Narrator: Curator Anne Umland:
Anne Umland: Here we are standing in front of two guitars – one in cardboard, one in sheet metal – that, at the time they were made, upset just about every conventional notion of what a sculpture could be.
Sculpture up until this point had always been something that was about solids. Right? It was about masses, about carving or molding heavy, resistant materials like marble or like clay. And the cardboard guitar does away with all of that. One of its most primary materials is space. Picasso has opened up the interior of this instrument to our eyes.
Narrator: Conservator Lynda Zycherman:
Lynda Zycherman: The sound hole – which in a real guitar is the absence of material – projects outwards as a tube instead of just being a hole in a flat surface.
Narrator: Now, look more closely at the metal guitar:
Lynda Zycherman: It's loosely sewn together with wires used as stitching because Picasso was not trained as a metal sculptor and he did not know how to solder things together. It's very loose. When you pick it up, it looks like such a solid thing; but actually, it shifts in your hands.

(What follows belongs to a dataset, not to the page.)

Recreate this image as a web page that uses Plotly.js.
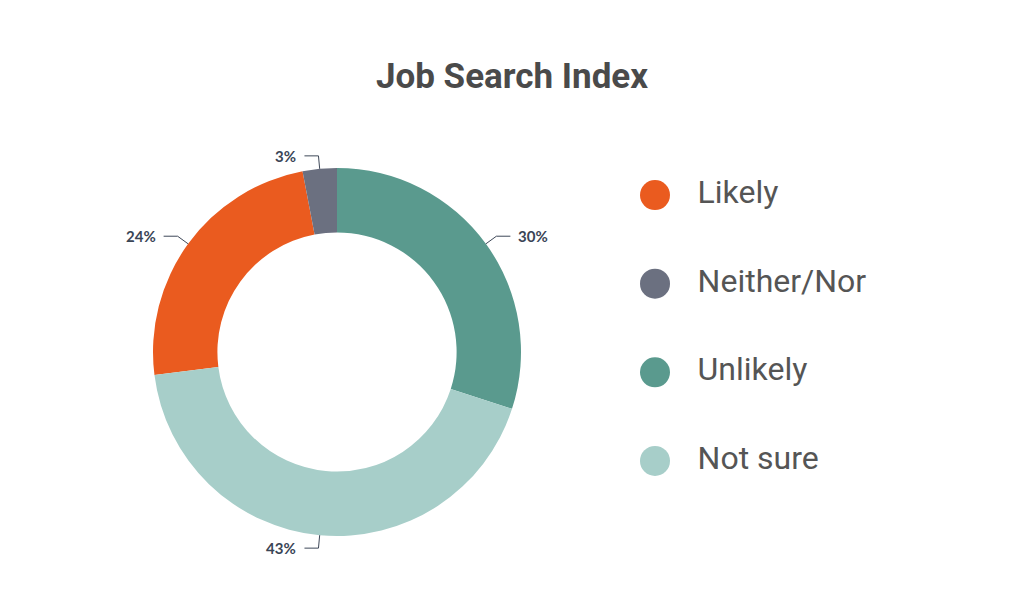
<!DOCTYPE html>
<html><head><meta charset="utf-8">
<script src="https://cdn.plot.ly/plotly-3.0.1.min.js"></script>
<style>html,body{margin:0;padding:0;background:#fff}#chart{width:1024px;height:598px}</style>
</head><body><div id="chart"></div>
<script>
var categories = ["Likely", "Neither/Nor", "Unlikely", "Not sure"];
var values = [24, 3, 30, 43];
var labels = ["24%", "3%", "30%", "43%"];
var colors = ["#EA5B1F", "#6B7080", "#5A9A8E", "#A7CEC9"];

var W = 1024, H = 598;
var cx = 337, cy = 352, R = 184;
var total = values.reduce(function(a,b){return a+b;},0);
var startDeg = -(values[0] + values[1]) / total * 360;

var pie = {
  type: "pie", values: values, labels: categories, sort: false,
  direction: "clockwise", rotation: startDeg, hole: 0.65,
  marker: {colors: colors, line: {width: 0}},
  textinfo: "none", hoverinfo: "label+percent", showlegend: false,
  domain: {x: [(cx - R) / W, (cx + R) / W], y: [1 - (cy + R) / H, 1 - (cy - R) / H]}
};

var legendTrace = {
  type: "scatter", mode: "markers+text",
  x: categories.map(function(){return 0;}), y: categories,
  text: categories.map(function(c){return "\u2002\u2009" + c;}),
  textposition: "middle right",
  textfont: {family: "Roboto", size: 32, color: "#555555"},
  marker: {size: 30, color: colors},
  hoverinfo: "skip", showlegend: false, cliponaxis: false
};

var shapes = [], annotations = [];
var acc = 0;
function px(x){return x / W;}
function py(y){return 1 - y / H;}
values.forEach(function(v, i){
  var mid = (startDeg + (acc + v / 2) / total * 360) * Math.PI / 180;
  acc += v;
  var s = Math.sin(mid), c = Math.cos(mid);
  var ex = cx + R * s, ey = cy - R * c;
  var r2 = R + 13;
  var bx = cx + r2 * s, by = cy - r2 * c;
  var dir = s >= 0 ? 1 : -1;
  var hx = bx + dir * 14;
  shapes.push({type: "path", xref: "paper", yref: "paper",
    path: "M" + px(ex) + "," + py(ey) + " L" + px(bx) + "," + py(by) + " L" + px(hx) + "," + py(by),
    line: {color: "#3E4858", width: 1}});
  annotations.push({xref: "paper", yref: "paper", x: px(hx + dir * 6), y: py(by),
    xanchor: dir > 0 ? "left" : "right", yanchor: "middle", showarrow: false,
    text: "<b>" + labels[i] + "</b>", font: {family: "Lato", size: 15, color: "#3A4556"}});
});

var layout = {
  width: W, height: H, margin: {l: 0, r: 0, t: 0, b: 0},
  paper_bgcolor: "#ffffff", plot_bgcolor: "#ffffff",
  title: {text: "<b>Job Search Index</b>", x: 0.5, xanchor: "center", y: 1 - 76 / H, yanchor: "middle",
    font: {family: "Roboto", size: 35, color: "#4A4A4A"}},
  xaxis: {domain: [655 / W, 1], range: [0, 1], visible: false, fixedrange: true},
  yaxis: {domain: [1 - 505.3 / H, 1 - 150.7 / H], range: [3.5, -0.5], type: "category", visible: false, fixedrange: true},
  shapes: shapes, annotations: annotations, showlegend: false
};

Plotly.newPlot("chart", [pie, legendTrace], layout, {displayModeBar: false, staticPlot: true});
</script></body></html>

Anne Umland: It's neither painting nor sculpture. It's a very new sort of object. Right around this time, figures pretty much vanish; and their surrogates or stand-ins become these guitars or bottles or glasses that have curves. They have positives, they have voids just like people's bodies do. Picasso is, I think, playing with the idea of how simple can a shape get, so that the curve on the left side of this guitar, for instance, will show up in pictures of the period positioned so that it reads as an ear, or bend it and you get buttocks.